The third lesson is that times of crisis or war are often marked by contractions in the scope of civil liberties. Often, when U.S. government leaders have come to believe that the security or the core interests of the nation were being threatened from without, the government has increased its surveillance of groups within its borders. In case after case whether British Loyalists, or Japanese-Americans, or Arab-Americans, the unequal weight of government surveillance on these groups has been justified on the basis of alleged links between the groups in question and threats to the national interest. Moreover, as the putative threat from these groups has faded with history, actions taken against these groups have generally been regarded with a degree of retrospective shame.
The fourth lesson is that although U.S. conceptions of privacy can be traced historically, the meaning of the concept has been highly varied and vague, and there has never been an agreed-upon meaning. One result is that the legal and regulatory framework surrounding privacy has been a patchwork without a unifying theme or driving principles. This state of affairs in the United States contrasts sharply with those of certain other nations (notably the member states of the European Union) that often take a more comprehensive approach to privacy-related issues. This point is discussed further in Chapter 4.
SCOPE AND MAP OF THIS REPORT
This report examines privacy from several perspectives and offers analysis and ways of thinking through privacy questions at the same time that it provides a snapshot of the current state of affairs.
Part II includes Chapters 2 through 5, which are primarily expository. Chapters 2 and 3 seek to lay the groundwork for what privacy is and how it affects and is affected by societal and technological complexities. Chapters 4 and 5 address the legal landscape of privacy in the United States and the political forces shaping that landscape throughout recent history.
Part III (Chapters 6 through 9) considers privacy in context, examining privacy issues in different sectors of society. Chapter 6 looks at institutional practice in privacy broadly in several different sectors. Chapter 7 provides a more in-depth look at health and medical privacy. Chapter 8 explores privacy and the U.S. library community and also mentions the issue of intellectual property and privacy (where technology, policy, and privacy intersect strongly). Chapter 9 looks at law enforcement and national security.
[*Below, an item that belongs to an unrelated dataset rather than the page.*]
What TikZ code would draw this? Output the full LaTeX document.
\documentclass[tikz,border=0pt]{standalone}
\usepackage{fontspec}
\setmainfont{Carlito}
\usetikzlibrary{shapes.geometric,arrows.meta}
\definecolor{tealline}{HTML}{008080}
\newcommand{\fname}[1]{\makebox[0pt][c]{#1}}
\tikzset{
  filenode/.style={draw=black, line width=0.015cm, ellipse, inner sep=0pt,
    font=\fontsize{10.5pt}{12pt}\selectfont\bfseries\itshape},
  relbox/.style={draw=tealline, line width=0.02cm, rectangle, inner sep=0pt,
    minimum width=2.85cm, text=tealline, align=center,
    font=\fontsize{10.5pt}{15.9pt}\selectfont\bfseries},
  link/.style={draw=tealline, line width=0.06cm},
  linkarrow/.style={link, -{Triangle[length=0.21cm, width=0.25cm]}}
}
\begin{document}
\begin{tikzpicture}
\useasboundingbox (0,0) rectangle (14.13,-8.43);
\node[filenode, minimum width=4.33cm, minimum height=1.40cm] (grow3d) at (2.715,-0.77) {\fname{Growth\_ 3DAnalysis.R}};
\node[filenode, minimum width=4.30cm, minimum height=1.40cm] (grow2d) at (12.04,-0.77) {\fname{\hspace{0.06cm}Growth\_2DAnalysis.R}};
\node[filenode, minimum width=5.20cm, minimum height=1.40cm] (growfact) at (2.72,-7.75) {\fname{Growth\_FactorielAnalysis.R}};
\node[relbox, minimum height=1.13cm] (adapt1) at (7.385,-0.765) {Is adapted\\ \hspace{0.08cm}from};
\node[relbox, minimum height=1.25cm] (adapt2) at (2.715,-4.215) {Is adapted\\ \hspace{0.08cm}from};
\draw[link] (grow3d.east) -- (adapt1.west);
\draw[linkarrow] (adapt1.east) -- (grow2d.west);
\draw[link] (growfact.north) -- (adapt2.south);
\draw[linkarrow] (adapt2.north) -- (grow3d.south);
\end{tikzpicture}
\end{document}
Part II can be skipped without loss of continuity if the reader wishes to consider the various case studies first in Part III. However, Parts I and II supply important background information that provides a context for Part III.
Part IV consists of a single and final chapter (Chapter 10) and provides the bulk of the report’s look to the future. It examines mechanisms and options for privacy protection and presents the report’s findings and recommendations.